Saturday, February 4, 2012

Follow the Bills


In the Public Interest/By Ralph Nader 2/1/12

Looking at millions of individual bills that makeup the 2.7 trillion dollars of annual health care costs opens a gigantic window on the massive waste, redundancy, profiteering, fraud and sometimes criminal over-billing.

Here is a partial example of what I mean, in the words of Philip M. Boffey, the estimable science writer for the New York Times:
           
“Why does an appendectomy in Germany cost roughly a quarter what it costs in the United States? ($3,285 compared to $13,123). Or an MRI scan cost less than a third as much, on average, in Canada? ($304 compared to $1,009).
           
“Americans continue to spend more on health care than patients anywhere else. In 2009, we spent $7,960 per person, twice as much as France, which is known for providing very good health services. And for all that spending, we get very mixed results—some superb, some average, some inferior—compared with other advanced nations.”
           
Moreover, France and Germany, Italy, England, Canada, Belgium, Sweden and all other western countries plus Japan and Taiwan cover almost all their citizens, unlike the U.S. where 50,000,000 people are uninsured.
           
Boffey, who wrote a book on the National Academy of Sciences, (The Brain Bank of America: An Inquiry into the Politics of Science), under our sponsorship in 1975 goes on to cite the comparative price report of the International Federation of Health Plans in 2010. They are stunning!

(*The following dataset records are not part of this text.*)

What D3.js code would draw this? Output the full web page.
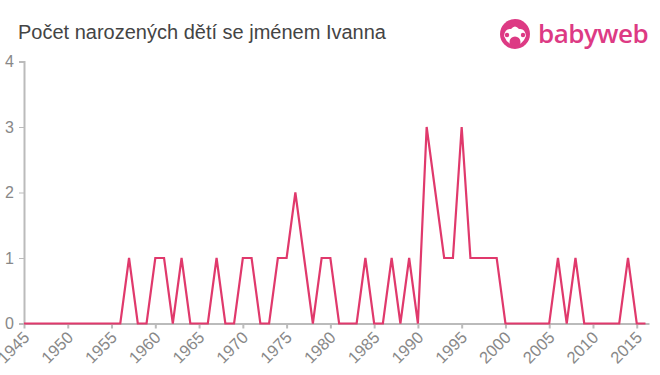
<!DOCTYPE html>
<html>
<head>
<meta charset="utf-8">
<script src="https://cdn.jsdelivr.net/npm/d3@7"></script>
<style>
body { margin: 0; background: #fff; }
#chart { width: 660px; height: 375px; }
text { font-family: "Liberation Sans", Arial, sans-serif; }
</style>
</head>
<body>
<div id="chart"></div>
<script>
// data: births per year
var years = d3.range(1945, 2017)
var counts = [
	0,0,0,0,0, 0,0,0,0,0,       // 1945-1954
	0,0,1,0,0, 1,1,0,1,0,       // 1955-1964
	0,0,1,0,0, 1,1,0,0,1,       // 1965-1974
	1,2,1,0,1, 1,0,0,0,1,       // 1975-1984
	0,0,1,0,1, 0,3,2,1,1,       // 1985-1994
	3,1,1,1,1, 0,0,0,0,0,       // 1995-2004
	0,1,0,1,0, 0,0,0,0,1,       // 2005-2014
	0,0                         // 2015-2016
]
var xTicks = d3.range(1945, 2016, 5)
var yTicks = [0, 1, 2, 3, 4]

var w = 660, h = 375

var svg = d3.select("#chart")
	.append("svg")
	.attr("width", w)
	.attr("height", h)

// scales
var x = d3.scaleLinear()
	.domain([1945, 2016.4])
	.range([24, 649])

var y = d3.scaleLinear()
	.domain([0, 4])
	.range([323.5, 61.5])

// title
svg.append("text")
	.attr("x", 18)
	.attr("y", 39)
	.attr("font-size", 20)
	.attr("fill", "#444")
	.text("Počet narozených dětí se jménem Ivanna")

// logo
var logo = svg.append("g").attr("transform", "translate(515,34)")
logo.append("circle").attr("r", 15).attr("fill", "#dd3a84")
logo.append("path")
	.attr("d", "M-11,2 Q-10,-6 -4,-5 Q0,-10 4,-5 Q10,-6 11,2 Q8,10 0,12 Q-8,10 -11,2 Z")
	.attr("fill", "#fff")
logo.append("circle").attr("cy", 8).attr("r", 5.5).attr("fill", "#dd3a84")
logo.append("circle").attr("cx", -8).attr("cy", 1).attr("r", 2.2).attr("fill", "#dd3a84")
logo.append("circle").attr("cx", 8).attr("cy", 1).attr("r", 2.2).attr("fill", "#dd3a84")
svg.append("text")
	.attr("x", 538)
	.attr("y", 43)
	.attr("font-weight", 600)
	.attr("font-size", 26)
	.attr("letter-spacing", -0.5)
	.attr("fill", "#dd3a84")
	.style("font-family", "'Open Sans', sans-serif")
	.text("babyweb")

// y axis
var yAxis = d3.axisLeft(y)
	.tickValues(yTicks)
	.tickFormat(d3.format("d"))
	.tickSize(5)
	.tickPadding(5)

var yG = svg.append("g")
	.attr("transform", "translate(24,0)")
	.call(yAxis)
yG.select(".domain").attr("stroke", "#bbb").attr("stroke-width", 2)
yG.selectAll(".tick line").attr("stroke", "#bbb")
yG.selectAll(".tick text")
	.attr("fill", "#888")
	.attr("font-size", 16)
	.style("font-family", "'Liberation Sans', Arial, sans-serif")

// x axis
var xAxis = d3.axisBottom(x)
	.tickValues(xTicks)
	.tickFormat(d3.format("d"))
	.tickSize(5)
	.tickSizeOuter(0)

var xG = svg.append("g")
	.attr("transform", "translate(0," + y(0) + ")")
	.call(xAxis)
xG.select(".domain").attr("stroke", "#bbb").attr("stroke-width", 2)
xG.selectAll(".tick line").attr("stroke", "#bbb").attr("stroke-width", 2)
xG.selectAll(".tick text")
	.attr("fill", "#888")
	.attr("font-size", 16.5)
	.style("font-family", "'Liberation Sans', Arial, sans-serif")
	.attr("text-anchor", "end")
	.attr("dy", null)
	.attr("y", 0)
	.attr("transform", "translate(6,15) rotate(-45)")

// line
var line = d3.line()
	.x(function(d, i) { return x(years[i]) })
	.y(function(d) { return y(d) })

svg.append("path")
	.datum(counts)
	.attr("d", line)
	.attr("fill", "none")
	.attr("stroke", "#e0396c")
	.attr("stroke-width", 2.2)
	.attr("stroke-linejoin", "miter")
</script>
</body>
</html>
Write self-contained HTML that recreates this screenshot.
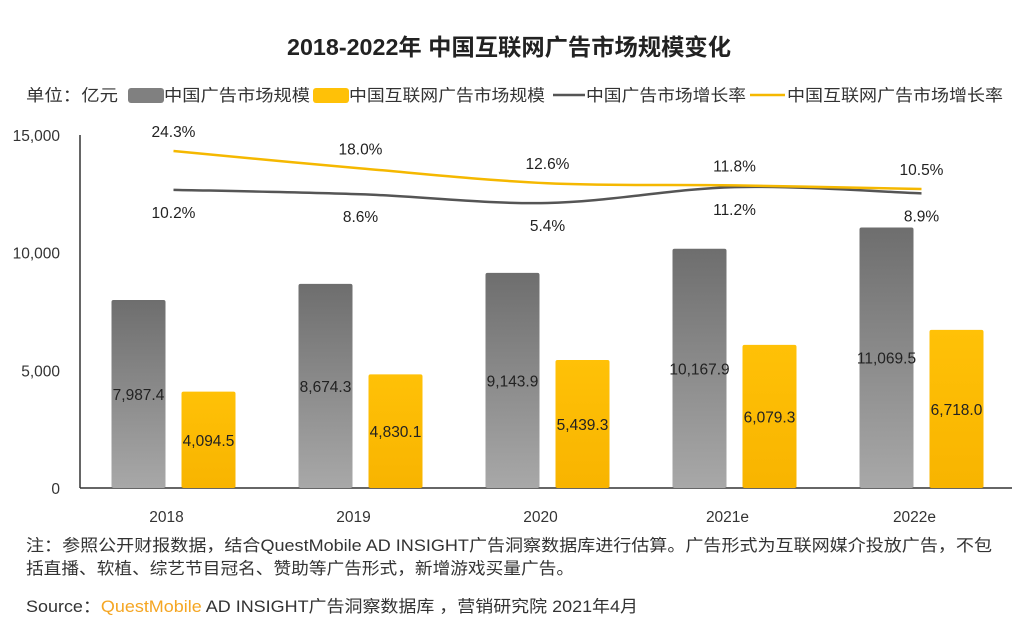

For Britain, Canada, France, Germany and the U.S. respectively, the average cost in dollars for bypass surgery is $13,998, $22,212, $16,325, $27,237 and in the U.S. $59,770. For cataract surgery the bill is $1,299, $927, $3,352, N.A. and in the U.S. $14,764.
           
Boffey adds other explanatory factors. These include higher administrative costs to deal with insurance paperwork, higher insurance company profits and executive compensation and less developed electronic health records leading to costly errors.
           
Except for Germany there are somewhat longer waiting times for some patients to see a specialist in these countries. But in the U.S. seeing specialists is often prohibitively expensive, and if you cannot afford such services, that is the longest waiting time of all.
           
A recent commentary in the Mayo Clinic Proceedings last August by Charles. W. Slack and Warner V. Slack, MD suggests another compelling comparison—between outcomes in different states in the U.S. They ask “why, for example, do Mississippi, Louisiana, and Georgia have such a high rate of mortality amenable to health care when compared with Idaho, Oregon and Washington.” Wide differences between states and counties have been documented regarding the cost of identical operations, frequency of operations such as cesarean sections or hysterectomies and other surgical disparities studied under controlled variables.
           
Health care bills come with hefty levels of fraud. From the historic study twenty years ago by the then General Accounting Office of the Congress to the present estimates by the nation’s leading expert in this field, Professor Malcolm Sparrow at Harvard University, fully ten percent of all health care expenditures are the result of computerized billing fraud and abuse. That will be $270 billion this year.
           
Dr. Sparrow, an applied mathematician, says it could be higher if the federal government would simply do a more detailed study. He adds that the enforcement budget should be one percent of the estimable volume of fraud. In actual practice, the enforcement budget is less than one/tenth of one percent, even though every dollar of enforcement brings in at least seventeen dollars back. (See Dr. Sparrow’s website: http://www.hks.harvard.edu/fs/msparrow/ )
           
Obviously the corporate fraud lobby is stronger than the taxpayer/consumer lobby in Washington, D.C. But why the health insurance companies, a formidable force in their own right when it comes to protecting its turf against single payer or full Medicare insurance (see singlepayeraction.org) do not do more to stop fraudulent billing practices, is a puzzle.
           
All in all, the health care industry is replete with rackets that neither honest practitioners or regulators find worrisome enough to effectively challenge. The perverse economic incentives in this industry range from third party payments to third party procedures. Add paid-off members of Congress who starve enforcement budgets and the enormous profits that comes from that tired triad “waste, fraud and abuse” and you have a massive problem needing a massive solution.
           
So, voters, why not start challenging all candidates for elective office to make this vast daily heist a front burner campaign issue.